Leave out the pictures and transcribe everything else exactly.

________

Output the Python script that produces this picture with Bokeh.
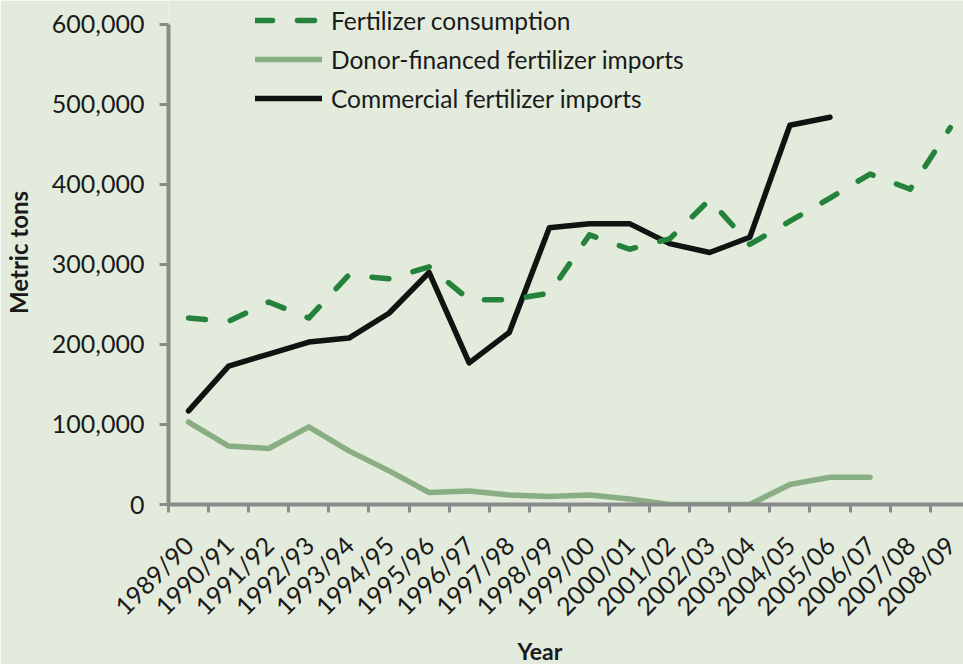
from bokeh.plotting import figure
from bokeh.models import (Range1d, FixedTicker, NumeralTickFormatter, Legend, LegendItem, Title)
from bokeh.embed import file_html
from bokeh.resources import INLINE
import math

years = ["1989/90", "1990/91", "1991/92", "1992/93", "1993/94", "1994/95", "1995/96",
         "1996/97", "1997/98", "1998/99", "1999/00", "2000/01", "2001/02", "2002/03",
         "2003/04", "2004/05", "2005/06", "2006/07", "2007/08", "2008/09"]

consumption = [233000, 229000, 253000, 233000, 287000, 282000, 297000, 256000, 256000, 264000,
               337000, 319000, 332000, 381000, 325000, 354000, 383000, 413000, 394000, 471000]
donor = [103000, 73000, 70000, 97000, 67000, 42000, 15000, 17000, 12000, 10000,
         12000, 7000, 0, 0, 0, 25000, 34000, 34000]
commercial = [117000, 173000, 188000, 203000, 208000, 239000, 290000, 177000, 215000, 346000,
              351000, 351000, 326000, 315000, 334000, 474000, 484000]

y_ticks = [0, 100000, 200000, 300000, 400000, 500000, 600000]
y_max = 600000

BG = "#E2EBDC"
TXT = "#1A1A1A"
AXIS = "#8A8C8C"
FONT = "Lato"

# frame spans from the canvas top (0 px) to 506 px; 600,000 sits at 24 px
FRAME_H = 506
AXIS_H = 482
y_top = y_max * FRAME_H / AXIS_H

p = figure(width=963, height=664, output_backend="svg", toolbar_location=None,
           x_range=Range1d(-0.5, 19.33), y_range=Range1d(0, y_top),
           min_border_left=168, min_border_right=0, min_border_top=0, min_border_bottom=158)
p.background_fill_color = BG
p.border_fill_color = BG
p.outline_line_color = None
p.grid.visible = False

idx = list(range(len(years)))

r_com = p.line(list(range(len(commercial))), commercial, line_color="#111311", line_width=5.5,
               line_join="round", line_cap="round")
r_don = p.line(list(range(len(donor))), donor, line_color="#8AAE83", line_width=5.5,
               line_join="round", line_cap="round")
r_con = p.line(idx, consumption, line_color="#24823C", line_width=5.5, line_dash="17 25",
               line_join="round", line_cap="round")

# axes
xa = p.xaxis[0]
xa.ticker = FixedTicker(ticks=idx, minor_ticks=[i - 0.5 for i in idx])
xa.major_label_overrides = {i: y for i, y in enumerate(years)}
xa.major_label_orientation = math.pi / 4
xa.major_tick_line_color = None
xa.major_tick_out = 0
xa.major_tick_in = 0
xa.minor_tick_out = 8
xa.minor_tick_in = 0
xa.minor_tick_line_color = AXIS
xa.minor_tick_line_width = 3
xa.axis_line_color = AXIS
xa.axis_line_width = 4
xa.major_label_text_font = FONT
xa.major_label_text_font_size = "25px"
xa.major_label_text_color = TXT
xa.major_label_standoff = 28

ya = p.yaxis[0]
ya.ticker = FixedTicker(ticks=y_ticks)
ya.formatter = NumeralTickFormatter(format="0,0")
ya.bounds = (0, y_max)
ya.minor_tick_line_color = None
ya.major_tick_out = 9
ya.major_tick_in = 0
ya.major_tick_line_color = AXIS
ya.major_tick_line_width = 3
ya.axis_line_color = AXIS
ya.axis_line_width = 4
ya.major_label_text_font = FONT
ya.major_label_text_font_size = "25px"
ya.major_label_text_color = TXT
ya.major_label_standoff = 15
ya.axis_label = "Metric tons"
ya.axis_label_text_font = FONT
ya.axis_label_text_font_style = "bold"
ya.axis_label_text_font_size = "24px"
ya.axis_label_text_color = TXT
ya.axis_label_standoff = 16

year_title = Title(text="Year", align="left", offset=349, standoff=0,
                   text_font=FONT, text_font_style="bold", text_font_size="23px",
                   text_color=TXT)
p.add_layout(year_title, "below")

legend = Legend(items=[LegendItem(label="Fertilizer consumption", renderers=[r_con]),
                       LegendItem(label="Donor-financed fertilizer imports", renderers=[r_don]),
                       LegendItem(label="Commercial fertilizer imports", renderers=[r_com])],
                location=(87, 391), padding=0, margin=0, spacing=9,
                glyph_width=67, glyph_height=30, label_height=30, label_standoff=9,
                label_text_font=FONT, label_text_font_size="24.5px", label_text_color=TXT,
                background_fill_alpha=0, border_line_color=None)
p.add_layout(legend)

open("out.html", "w").write(file_html(p, INLINE))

________

● **Output of the task**:
Output the Python script that produces this picture with Bokeh.
from bokeh.plotting import figure
from bokeh.models import (Range1d, FixedTicker, NumeralTickFormatter, Legend, LegendItem, Title)
from bokeh.embed import file_html
from bokeh.resources import INLINE
import math

years = ["1989/90", "1990/91", "1991/92", "1992/93", "1993/94", "1994/95", "1995/96",
         "1996/97", "1997/98", "1998/99", "1999/00", "2000/01", "2001/02", "2002/03",
         "2003/04", "2004/05", "2005/06", "2006/07", "2007/08", "2008/09"]

consumption = [233000, 229000, 253000, 233000, 287000, 282000, 297000, 256000, 256000, 264000,
               337000, 319000, 332000, 381000, 325000, 354000, 383000, 413000, 394000, 471000]
donor = [103000, 73000, 70000, 97000, 67000, 42000, 15000, 17000, 12000, 10000,
         12000, 7000, 0, 0, 0, 25000, 34000, 34000]
commercial = [117000, 173000, 188000, 203000, 208000, 239000, 290000, 177000, 215000, 346000,
              351000, 351000, 326000, 315000, 334000, 474000, 484000]

y_ticks = [0, 100000, 200000, 300000, 400000, 500000, 600000]
y_max = 600000

BG = "#E2EBDC"
TXT = "#1A1A1A"
AXIS = "#8A8C8C"
FONT = "Lato"

# frame spans from the canvas top (0 px) to 506 px; 600,000 sits at 24 px
FRAME_H = 506
AXIS_H = 482
y_top = y_max * FRAME_H / AXIS_H

p = figure(width=963, height=664, output_backend="svg", toolbar_location=None,
           x_range=Range1d(-0.5, 19.33), y_range=Range1d(0, y_top),
           min_border_left=168, min_border_right=0, min_border_top=0, min_border_bottom=158)
p.background_fill_color = BG
p.border_fill_color = BG
p.outline_line_color = None
p.grid.visible = False

idx = list(range(len(years)))

r_com = p.line(list(range(len(commercial))), commercial, line_color="#111311", line_width=5.5,
               line_join="round", line_cap="round")
r_don = p.line(list(range(len(donor))), donor, line_color="#8AAE83", line_width=5.5,
               line_join="round", line_cap="round")
r_con = p.line(idx, consumption, line_color="#24823C", line_width=5.5, line_dash="17 25",
               line_join="round", line_cap="round")

# axes
xa = p.xaxis[0]
xa.ticker = FixedTicker(ticks=idx, minor_ticks=[i - 0.5 for i in idx])
xa.major_label_overrides = {i: y for i, y in enumerate(years)}
xa.major_label_orientation = math.pi / 4
xa.major_tick_line_color = None
xa.major_tick_out = 0
xa.major_tick_in = 0
xa.minor_tick_out = 8
xa.minor_tick_in = 0
xa.minor_tick_line_color = AXIS
xa.minor_tick_line_width = 3
xa.axis_line_color = AXIS
xa.axis_line_width = 4
xa.major_label_text_font = FONT
xa.major_label_text_font_size = "25px"
xa.major_label_text_color = TXT
xa.major_label_standoff = 28

ya = p.yaxis[0]
ya.ticker = FixedTicker(ticks=y_ticks)
ya.formatter = NumeralTickFormatter(format="0,0")
ya.bounds = (0, y_max)
ya.minor_tick_line_color = None
ya.major_tick_out = 9
ya.major_tick_in = 0
ya.major_tick_line_color = AXIS
ya.major_tick_line_width = 3
ya.axis_line_color = AXIS
ya.axis_line_width = 4
ya.major_label_text_font = FONT
ya.major_label_text_font_size = "25px"
ya.major_label_text_color = TXT
ya.major_label_standoff = 15
ya.axis_label = "Metric tons"
ya.axis_label_text_font = FONT
ya.axis_label_text_font_style = "bold"
ya.axis_label_text_font_size = "24px"
ya.axis_label_text_color = TXT
ya.axis_label_standoff = 16

year_title = Title(text="Year", align="left", offset=349, standoff=0,
                   text_font=FONT, text_font_style="bold", text_font_size="23px",
                   text_color=TXT)
p.add_layout(year_title, "below")

legend = Legend(items=[LegendItem(label="Fertilizer consumption", renderers=[r_con]),
                       LegendItem(label="Donor-financed fertilizer imports", renderers=[r_don]),
                       LegendItem(label="Commercial fertilizer imports", renderers=[r_com])],
                location=(87, 391), padding=0, margin=0, spacing=9,
                glyph_width=67, glyph_height=30, label_height=30, label_standoff=9,
                label_text_font=FONT, label_text_font_size="24.5px", label_text_color=TXT,
                background_fill_alpha=0, border_line_color=None)
p.add_layout(legend)

open("out.html", "w").write(file_html(p, INLINE))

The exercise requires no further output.